------ Dataset content ------
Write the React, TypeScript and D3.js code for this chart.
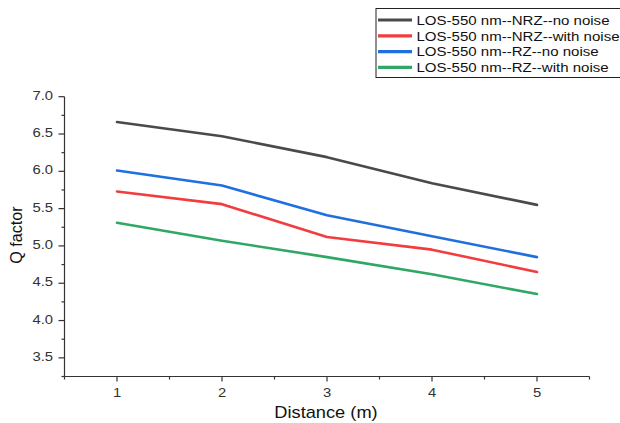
import React from "react";
import * as d3 from "d3";

const distances = [1, 2, 3, 4, 5];
const nrzNoNoise = [6.66, 6.47, 6.19, 5.84, 5.55];
const nrzWithNoise = [5.73, 5.56, 5.12, 4.95, 4.65];
const rzNoNoise = [6.01, 5.81, 5.41, 5.13, 4.85];
const rzWithNoise = [5.31, 5.07, 4.85, 4.62, 4.355];
const seriesNames = [
  "LOS-550 nm--NRZ--no noise",
  "LOS-550 nm--NRZ--with noise",
  "LOS-550 nm--RZ--no noise",
  "LOS-550 nm--RZ--with noise",
];
const seriesValues = [nrzNoNoise, nrzWithNoise, rzNoNoise, rzWithNoise];
const seriesColors = ["#4a4a4a", "#f23c3e", "#1f6fe0", "#2fa866"];
const xTicks = [1, 2, 3, 4, 5];
const yTicks = [3.5, 4.0, 4.5, 5.0, 5.5, 6.0, 6.5, 7.0];
const xLabel = "Distance (m)";
const yLabel = "Q factor";

const W = 620;
const H = 423;
const SX = 1.14;
const FONT = "Arial, 'Liberation Sans', sans-serif";
const AX = "#333";

export default function App() {
  const x = d3.scaleLinear().domain([0.5, 5.5]).range([64.5, 589.5]);
  const y = d3.scaleLinear().domain([3.25, 7.0]).range([376.5, 96.7]);
  const line = d3
    .line<number>()
    .x((_, i) => x(distances[i]))
    .y((d) => y(d));

  const xMinor = d3.range(0.5, 5.51, 0.5).filter((v) => !xTicks.includes(v));
  const yMinor = d3.range(3.25, 7.0, 0.25).filter((v) => !yTicks.some((t) => Math.abs(t - v) < 1e-6));

  const x0 = x(0.5);
  const y0 = y(3.25);

  const stretched = (tx: number, ty: number, content: React.ReactNode, s: number = SX) => (
    <g transform={`translate(${tx},${ty}) scale(${s},1)`}>{content}</g>
  );

  const legendTop = 8.5;
  const legendRow = 15.8;

  return (
    <svg
      width={W}
      height={H}
      style={{ position: "absolute", left: 0, top: 0, background: "#fff" }}
      fontFamily={FONT}
    >
      <rect x={0} y={0} width={W} height={H} fill="#fff" />
      {/* axes */}
      <line x1={x0} x2={x(5.5)} y1={y0} y2={y0} stroke={AX} strokeWidth={1.2} />
      <line x1={x0} x2={x0} y1={y0} y2={y(7.0)} stroke={AX} strokeWidth={1.2} />
      {xTicks.map((t) => (
        <g key={"xt" + t}>
          <line x1={x(t)} x2={x(t)} y1={y0} y2={y0 + 5} stroke={AX} strokeWidth={1.2} />
          {stretched(
            x(t),
            397,
            <text textAnchor="middle" fontSize={13} fill={AX}>
              {t}
            </text>
          )}
        </g>
      ))}
      {xMinor.map((t) => (
        <line key={"xm" + t} x1={x(t)} x2={x(t)} y1={y0} y2={y0 + 3} stroke={AX} strokeWidth={1.2} />
      ))}
      {yTicks.map((t) => (
        <g key={"yt" + t}>
          <line x1={x0} x2={x0 - 6} y1={y(t)} y2={y(t)} stroke={AX} strokeWidth={1.2} />
          {stretched(
            53,
            y(t) + 3,
            <text textAnchor="end" fontSize={13} fill={AX}>
              {t.toFixed(1)}
            </text>
          )}
        </g>
      ))}
      {yMinor.map((t) => (
        <line key={"ym" + t} x1={x0} x2={x0 - 3} y1={y(t)} y2={y(t)} stroke={AX} strokeWidth={1.2} />
      ))}
      {/* axis titles */}
      {stretched(
        (x(1) + x(5)) / 2 - 1,
        418,
        <text textAnchor="middle" fontSize={16} fill="#111">
          {xLabel}
        </text>
      )}
      <g transform={`translate(21.5,235) rotate(-90) scale(0.95,1)`}>
        <text textAnchor="middle" fontSize={17} fill="#111">
          {yLabel}
        </text>
      </g>
      {/* series */}
      {seriesValues.map((vals, i) => (
        <path
          key={"s" + i}
          d={line(vals) || ""}
          fill="none"
          stroke={seriesColors[i]}
          strokeWidth={2.6}
          strokeLinejoin="round"
          strokeLinecap="round"
        />
      ))}
      {/* legend */}
      <rect x={376} y={legendTop} width={260} height={69} fill="#fff" stroke="#222" strokeWidth={1} />
      {seriesNames.map((name, i) => {
        const cy = legendTop + 11.5 + i * legendRow;
        return (
          <g key={"lg" + i}>
            <line x1={378} x2={412} y1={cy} y2={cy} stroke={seriesColors[i]} strokeWidth={3.2} />
            {stretched(
              416.5,
              cy + 4.8,
              <text fontSize={13.2} fill="#111">
                {name}
              </text>,
              1.14
            )}
          </g>
        );
      })}
    </svg>
  );
}
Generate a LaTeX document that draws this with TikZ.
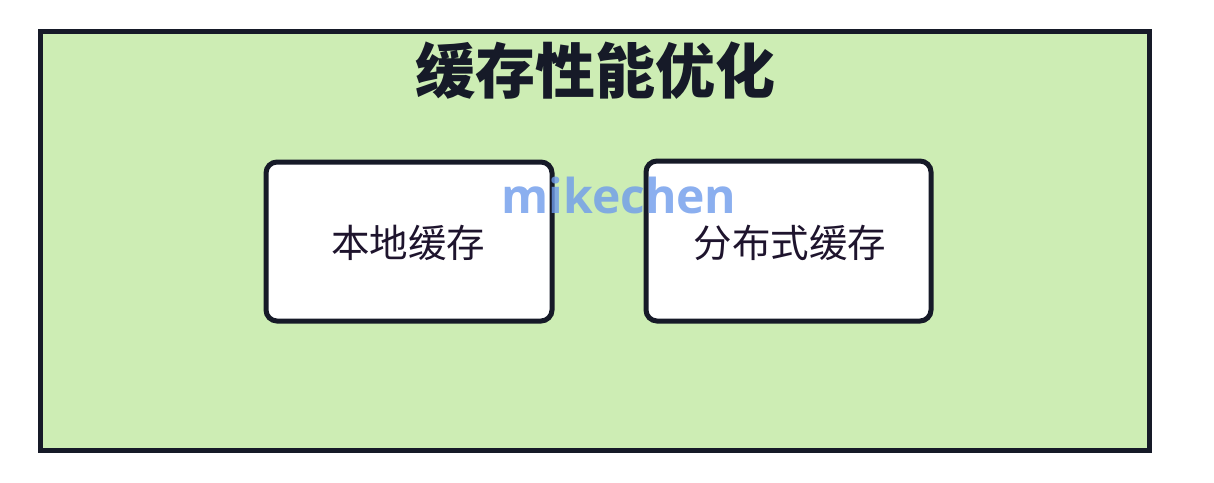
\documentclass[tikz,border=0pt]{standalone}
\usepackage{fontspec}
\newfontfamily\cjk{Noto Sans CJK SC}
\newfontfamily\wm{Open Sans}
\definecolor{fillgreen}{RGB}{205,237,180}
\definecolor{edge}{RGB}{22,26,40}
\definecolor{txt}{RGB}{30,20,45}
\definecolor{wmblue}{RGB}{110,155,235}
\tikzset{
  outer/.style={draw=edge, line width=5pt, fill=fillgreen},
  cachebox/.style={draw=edge, line width=5pt, fill=white, rounded corners=11pt},
  boxtext/.style={font=\cjk\fontsize{38.5}{42}\selectfont, text=txt},
}
\begin{document}
\begin{tikzpicture}[x=1pt,y=-1pt]
\useasboundingbox[fill=white] (0,0) rectangle (1214,482);
\draw[outer] (40,31.5) rectangle (1149.5,450.5);
\node[font=\cjk\bfseries\fontsize{60}{64}\selectfont, text=edge] (title) at (595,71) {缓存性能优化};
\draw[cachebox] (266,162) rectangle (552,321);
\draw[cachebox] (646,161) rectangle (931,321);
\node[boxtext] (local) at (408,243) {本地缓存};
\node[boxtext] (dist) at (790,243) {分布式缓存};
\node[font=\wm\bfseries\fontsize{48}{52}\selectfont, text=wmblue, text opacity=0.8] (wmk) at (619,195) {mikechen};
\end{tikzpicture}
\end{document}
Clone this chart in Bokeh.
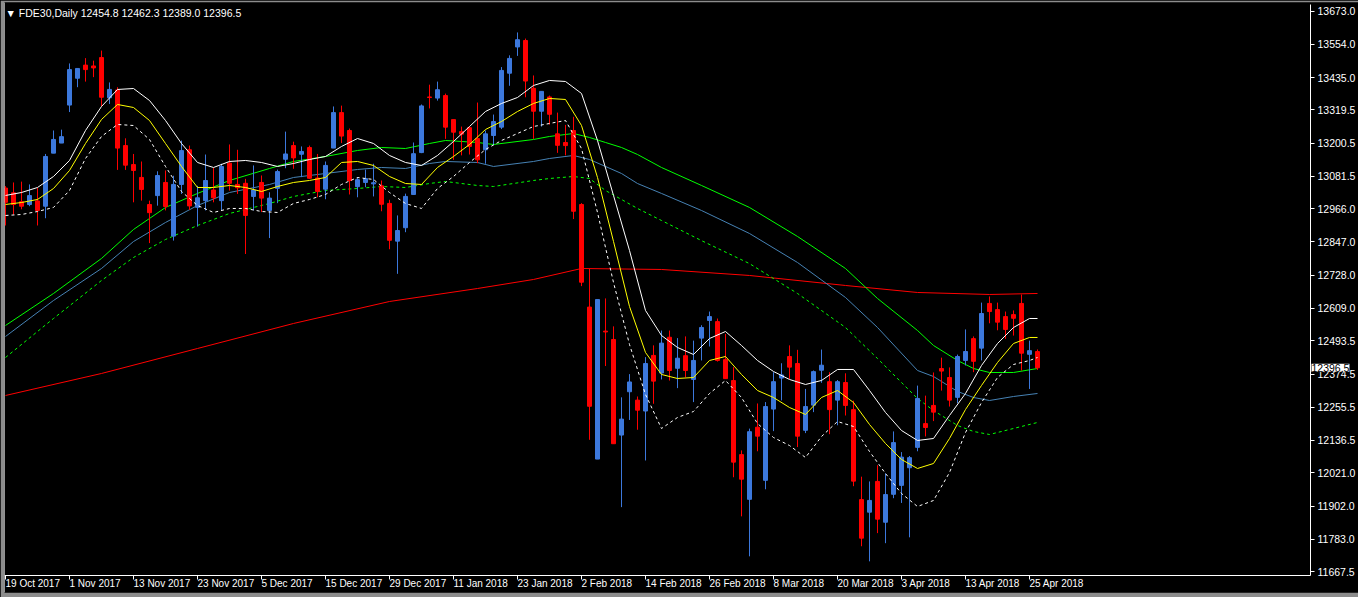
from bokeh.plotting import figure
from bokeh.models import Range1d, FixedTicker, Label, PrintfTickFormatter, LinearAxis, Span
from bokeh.core.properties import value
from bokeh.embed import file_html
from bokeh.resources import INLINE

# ---------------- data ----------------
opens = [13040, 13023, 12991, 12981, 12994, 12975, 13165, 13201, 13337, 13433,
         13480, 13477, 13507, 13363, 13391, 13192, 13124, 13078, 12981, 13013,
         13060, 12868, 13053, 13177, 12971, 12995, 13033, 12995, 13129, 13053,
         13057, 13010, 13060, 12960, 13039, 13143, 13192, 13161, 13185, 13076,
         13036, 13183, 13310, 13246, 13045, 13060, 13055, 13048, 12985, 12850,
         12898, 13017, 13167, 13366, 13362, 13371, 13285, 13242, 13256, 13217,
         13177, 13228, 13258, 13451, 13545, 13568, 13397, 13315, 13366, 13234,
         13203, 13246, 12981, 12614, 12070, 12528, 12498, 12156, 12311, 12281,
         12242, 12441, 12378, 12506, 12395, 12440, 12355, 12503, 12566, 12562,
         12426, 12351, 12086, 11926, 12184, 11994, 12249, 12360, 12437, 12412,
         12173, 12263, 12388, 12347, 12281, 12344, 12247, 11925, 11880, 11990,
         11844, 11944, 11976, 12039, 12112, 12197, 12262, 12394, 12362, 12291,
         12423, 12501, 12467, 12627, 12605, 12580, 12587, 12627, 12445, 12454.8]
highs = [13047, 13060, 13063, 13053, 13040, 13162, 13246, 13249, 13486, 13468,
         13505, 13496, 13532, 13418, 13401, 13218, 13162, 13135, 12995, 13100,
         13103, 13084, 13210, 13192, 13048, 13160, 13112, 13127, 13196, 13177,
         13073, 13121, 13085, 13025, 13106, 13242, 13206, 13189, 13192, 13162,
         13135, 13332, 13335, 13253, 13079, 13106, 13127, 13067, 12998, 12942,
         13020, 13203, 13339, 13410, 13421, 13378, 13285, 13260, 13260, 13346,
         13246, 13303, 13473, 13515, 13597, 13575, 13443, 13386, 13371, 13310,
         13266, 13295, 12986, 12751, 12641, 12645, 12545, 12291, 12374, 12294,
         12435, 12477, 12530, 12530, 12503, 12509, 12494, 12549, 12598, 12573,
         12518, 12399, 12101, 12179, 12269, 12274, 12381, 12413, 12477, 12461,
         12321, 12387, 12462, 12381, 12353, 12377, 12279, 12007, 11990, 12048,
         12019, 12169, 12095, 12081, 12333, 12297, 12380, 12433, 12398, 12444,
         12534, 12509, 12630, 12652, 12630, 12598, 12602, 12659, 12494, 12462.3]
lows = [12906, 12945, 12964, 12975, 12906, 12932, 13165, 13201, 13312, 13401,
        13421, 13437, 13333, 13341, 13105, 13105, 12989, 12995, 12843, 12977,
        12960, 12852, 13019, 12962, 12902, 12960, 12989, 12960, 13031, 13019,
        12804, 12960, 12954, 12861, 12986, 13111, 13109, 13079, 13073, 13007,
        13000, 13183, 13201, 13017, 13007, 13043, 13010, 12957, 12821, 12733,
        12882, 13017, 13165, 13325, 13353, 13216, 13141, 13157, 13160, 13129,
        13127, 13194, 13251, 13406, 13513, 13365, 13216, 13260, 13267, 13166,
        13157, 12929, 12689, 12139, 12070, 12403, 12125, 11898, 12210, 12175,
        12065, 12268, 12355, 12351, 12324, 12363, 12274, 12423, 12473, 12419,
        12358, 12005, 11865, 11722, 12098, 11962, 12170, 12280, 12357, 12113,
        12163, 12238, 12343, 12159, 12191, 12226, 11973, 11758, 11704, 11805,
        11769, 11930, 11913, 11790, 12098, 12151, 12206, 12315, 12258, 12270,
        12405, 12381, 12423, 12556, 12531, 12500, 12512, 12387, 12321, 12389.0]
closes = [12989, 12981, 12975, 13013, 12960, 13153, 13214, 13224, 13464, 13468,
          13464, 13470, 13365, 13393, 13183, 13122, 13103, 13035, 12952, 13085,
          12974, 13053, 13174, 12976, 13005, 13067, 13005, 13117, 13057, 13041,
          12942, 13033, 13004, 13004, 13099, 13162, 13148, 13171, 13075, 13028,
          13121, 13310, 13226, 13067, 13070, 13074, 13059, 12982, 12853, 12888,
          13010, 13163, 13334, 13364, 13392, 13258, 13240, 13233, 13189, 13141,
          13234, 13278, 13461, 13504, 13571, 13423, 13315, 13386, 13304, 13193,
          13192, 12957, 12703, 12259, 12641, 12525, 12125, 12213, 12346, 12245,
          12412, 12349, 12485, 12387, 12431, 12387, 12423, 12541, 12580, 12423,
          12358, 12059, 11998, 12168, 12152, 12258, 12347, 12371, 12399, 12152,
          12258, 12383, 12406, 12247, 12347, 12262, 11991, 11787, 11922, 11855,
          11943, 12129, 12077, 12075, 12287, 12183, 12238, 12385, 12281, 12437,
          12455, 12420, 12591, 12598, 12560, 12534, 12574, 12449, 12458, 12396.5]
bars = list(range(len(opens)))

date_tick_bars = [0, 8, 16, 24, 32, 40, 48, 56, 64, 72, 80, 88, 96, 104, 112, 120, 128]
date_tick_labels = ["19 Oct 2017", "1 Nov 2017", "13 Nov 2017", "23 Nov 2017",
                    "5 Dec 2017", "15 Dec 2017", "29 Dec 2017", "11 Jan 2018",
                    "23 Jan 2018", "2 Feb 2018", "14 Feb 2018", "26 Feb 2018",
                    "8 Mar 2018", "20 Mar 2018", "3 Apr 2018", "13 Apr 2018",
                    "25 Apr 2018"]
price_ticks = [13673.0, 13554.0, 13435.0, 13319.5, 13200.5, 13081.5, 12966.0,
               12847.0, 12728.0, 12609.0, 12493.5, 12374.5, 12255.5, 12136.5,
               12021.0, 11902.0, 11783.0, 11667.5]

band_bars = list(range(0, 129, 2)) + [129]
band_upper = [13013.4, 13024.1, 13042.0, 13081.4, 13138.7, 13246.0, 13331.9, 13392.8, 13396.3, 13353.4,
              13281.8, 13199.5, 13131.5, 13113.6, 13135.1, 13138.7, 13131.5, 13117.2, 13127.9, 13142.2,
              13153.0, 13188.8, 13217.4, 13199.5, 13156.6, 13131.5, 13120.8, 13156.6, 13206.7, 13260.3,
              13314.0, 13342.7, 13364.1, 13407.1, 13425.0, 13421.4, 13378.5, 13210.2, 13013.4, 12816.5,
              12601.8, 12512.3, 12469.4, 12444.3, 12501.6, 12526.6, 12476.6, 12422.9, 12383.5, 12354.9,
              12337.0, 12351.3, 12390.7, 12390.7, 12315.5, 12236.8, 12172.3, 12136.6, 12143.7, 12226.0,
              12304.8, 12405.0, 12483.7, 12541.0, 12573.1, 12573.1]
band_mid = [12981.2, 12988.3, 12999.1, 13038.4, 13102.9, 13199.5, 13285.4, 13339.1, 13328.3, 13281.8,
            13199.5, 13117.2, 13042.0, 13042.0, 13049.2, 13042.0, 13027.7, 13045.6, 13059.9, 13067.1,
            13077.8, 13131.5, 13135.1, 13120.8, 13081.4, 13056.3, 13052.8, 13113.6, 13153.0, 13195.9,
            13249.6, 13278.2, 13314.0, 13342.7, 13360.6, 13357.0, 13263.9, 13077.8, 12848.8, 12616.1,
            12451.5, 12372.8, 12358.4, 12362.0, 12422.9, 12437.2, 12372.8, 12315.5, 12290.4, 12254.6,
            12229.6, 12290.4, 12315.5, 12272.5, 12193.8, 12125.8, 12068.5, 12036.3, 12054.2, 12143.7,
            12247.5, 12333.4, 12415.7, 12483.7, 12505.2, 12505.2]
band_lower = [12941.8, 12945.4, 12956.1, 12970.5, 13031.3, 13145.8, 13224.6, 13267.5, 13263.9, 13213.8,
              13117.2, 13027.7, 12977.6, 12952.6, 12966.9, 12966.9, 12956.1, 12952.6, 12984.8, 12999.1,
              13017.0, 13052.8, 13077.8, 13070.7, 13024.1, 12984.8, 12966.9, 13038.4, 13081.4, 13131.5,
              13178.0, 13210.2, 13235.3, 13260.3, 13271.1, 13281.8, 13181.6, 12952.6, 12702.0, 12480.1,
              12301.2, 12179.5, 12218.9, 12240.3, 12304.8, 12351.3, 12290.4, 12197.3, 12147.2, 12118.6,
              12075.6, 12150.8, 12204.5, 12186.6, 12097.1, 12018.4, 11946.8, 11900.3, 11921.8, 12021.9,
              12165.1, 12272.5, 12362.0, 12408.5, 12422.9, 12433.6]

ma_bars = [0, 6, 12, 16, 20, 24, 28, 33, 36, 40, 44, 47, 50, 53, 55, 59, 61, 66, 68, 71,
           73, 75, 77, 79, 82, 87, 93, 99, 105, 109, 114, 116, 119, 121, 123, 126, 129]
ma_green = [12548.1, 12662.7, 12788.0, 12891.7, 12970.5, 13020.7, 13067.1, 13110.0, 13135.1, 13153.0,
            13174.5, 13185.2, 13181.6, 13199.5, 13210.2, 13203.1, 13195.9, 13213.8, 13224.6, 13235.3,
            13221.0, 13203.1, 13185.2, 13160.1, 13113.6, 13049.2, 12970.5, 12866.7, 12752.1, 12644.8,
            12530.2, 12476.6, 12422.9, 12394.2, 12379.9, 12379.9, 12394.2]
ma_blue = [12508.8, 12637.6, 12752.1, 12848.7, 12916.8, 12977.6, 13024.1, 13052.8, 13077.8, 13092.1,
           13106.5, 13113.6, 13110.0, 13127.9, 13135.1, 13131.5, 13117.2, 13135.1, 13145.8, 13156.6,
           13142.2, 13117.2, 13092.1, 13056.3, 13020.7, 12959.7, 12877.4, 12773.6, 12648.3, 12541.0,
           12387.1, 12365.6, 12312.0, 12290.4, 12279.7, 12294.0, 12304.8]
ma_green_low = [12433.6, 12573.2, 12709.2, 12791.5, 12855.9, 12906.0, 12949.0, 12984.8, 13009.8, 13031.3,
                13038.4, 13045.6, 13042.0, 13056.3, 13063.5, 13049.2, 13045.6, 13067.1, 13074.2, 13081.4,
                13074.2, 13031.3, 12999.1, 12967.0, 12923.9, 12851.9, 12769.6, 12662.7, 12541.0, 12430.0,
                12286.9, 12243.9, 12190.2, 12168.8, 12158.0, 12179.5, 12201.0]

red_bars = [0, 12, 24, 36, 48, 59, 66, 72, 82, 93, 105, 114, 123, 129]
ma_red = [12297.6, 12376.4, 12465.8, 12555.3, 12634.0, 12680.5, 12712.8, 12752.1, 12748.6,
          12727.1, 12691.3, 12666.2, 12659.1, 12662.7]

title_text = "\u25bc FDE30,Daily  12454.8 12462.3 12389.0 12396.5"
last_price = closes[-1]

# ---------------- layout constants (pixels -> data) ----------------
PX_PER_BAR = 8.0
PRICE_PER_PX = 3.579
X0 = -0.125                       # left edge of the chart frame
X_AXIS_AT = X0 + 1306 / PX_PER_BAR  # price scale line
Y_TOP = 13704.1                   # top of drawing area
Y_BOTTOM = Y_TOP - 590 * PRICE_PER_PX
Y_AXIS_LINE = Y_TOP - 573 * PRICE_PER_PX   # time scale line
Y_DATE_TEXT = Y_TOP - 581 * PRICE_PER_PX
Y_CHART_TOP = Y_TOP - 2 * PRICE_PER_PX

FONT = "Liberation Sans"
BULL = "#3c78dc"
BEAR = "#ff0000"

p = figure(width=1358, height=597, output_backend="svg", toolbar_location=None,
           x_range=Range1d(X0, X0 + 1354 / PX_PER_BAR), y_range=Range1d(Y_BOTTOM, Y_TOP),
           x_axis_location=None, y_axis_location=None,
           background_fill_color="black", border_fill_color="#8c8c8c",
           min_border_left=4, min_border_top=2, min_border_right=0, min_border_bottom=5)
p.outline_line_color = None
p.grid.visible = False

yax = LinearAxis(fixed_location=X_AXIS_AT, bounds=(Y_AXIS_LINE, Y_CHART_TOP),
                 ticker=FixedTicker(ticks=price_ticks),
                 formatter=PrintfTickFormatter(format="%.1f"))
xax = LinearAxis(fixed_location=Y_AXIS_LINE, bounds=(X0, X_AXIS_AT),
                 ticker=FixedTicker(ticks=date_tick_bars))
for ax in (xax, yax):
    ax.axis_line_color = "white"
    ax.major_tick_line_color = "white"
    ax.minor_tick_line_color = None
    ax.major_tick_in = 0
    ax.major_tick_out = 4
    ax.major_label_text_color = "white"
    ax.major_label_text_font = FONT
    ax.major_label_text_font_size = "10.5px"
    ax.major_label_standoff = 3
xax.major_label_text_color = None
p.add_layout(yax, "right")
p.add_layout(xax, "below")
p.add_layout(Span(location=X0, dimension="height", line_color="white", line_width=1))

# date labels, left-aligned at their tick
p.text(x=date_tick_bars, y=[Y_DATE_TEXT] * len(date_tick_bars), text=date_tick_labels,
       text_color="white", text_font=value(FONT), text_font_size="10px",
       text_align="left", text_baseline="middle", x_offset=0)

# moving averages
p.line(red_bars, ma_red, line_color="#ff0000", line_width=1)
p.line(ma_bars, ma_green, line_color="#00ff00", line_width=1)
p.line(ma_bars, ma_blue, line_color="#4682b4", line_width=1)
p.line(ma_bars, ma_green_low, line_color="#00ff00", line_width=1, line_dash="3 3")

# candles
up = [i for i in bars if closes[i] >= opens[i]]
dn = [i for i in bars if closes[i] < opens[i]]
p.segment(x0=up, x1=up, y0=[lows[i] for i in up], y1=[highs[i] for i in up],
          line_color=BULL, line_width=1)
p.segment(x0=dn, x1=dn, y0=[lows[i] for i in dn], y1=[highs[i] for i in dn],
          line_color=BEAR, line_width=1)
p.vbar(x=up, width=0.5, top=[closes[i] for i in up], bottom=[opens[i] for i in up],
       fill_color=BULL, line_color=BULL, line_width=1)
p.vbar(x=dn, width=0.5, top=[opens[i] for i in dn], bottom=[closes[i] for i in dn],
       fill_color=BEAR, line_color=BEAR, line_width=1)

# envelope / bands
p.line(band_bars, band_upper, line_color="white", line_width=1)
p.line(band_bars, band_mid, line_color="#ffff00", line_width=1)
p.line(band_bars, band_lower, line_color="white", line_width=1, line_dash="3 3")

p.add_layout(Label(x=1, y=Y_TOP - 10 * PRICE_PER_PX, x_units="screen", y_units="data",
                   text=title_text, text_color="white", text_font=FONT,
                   text_font_size="10.5px", text_baseline="middle"))
p.add_layout(Label(x=X_AXIS_AT, y=last_price, text=f"{last_price:.1f}", text_color="black",
                   text_font=FONT, text_font_size="10.5px", text_baseline="middle",
                   background_fill_color="white", x_offset=1))

html = file_html(p, INLINE)
html = html.replace("<head>", "<head><style>html,body{background:#000000;}</style>", 1)
open("out.html", "w").write(html)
------
# [Task requirements]
Start at the line with "Clone this chart in Bokeh.", stop at the line with "from bokeh.resources import INLINE", both lines included, and repeat that span exactly without its pictures.

# [Written answer]
Clone this chart in Bokeh.
from bokeh.plotting import figure
from bokeh.models import Range1d, FixedTicker, Label, PrintfTickFormatter, LinearAxis, Span
from bokeh.core.properties import value
from bokeh.embed import file_html
from bokeh.resources import INLINE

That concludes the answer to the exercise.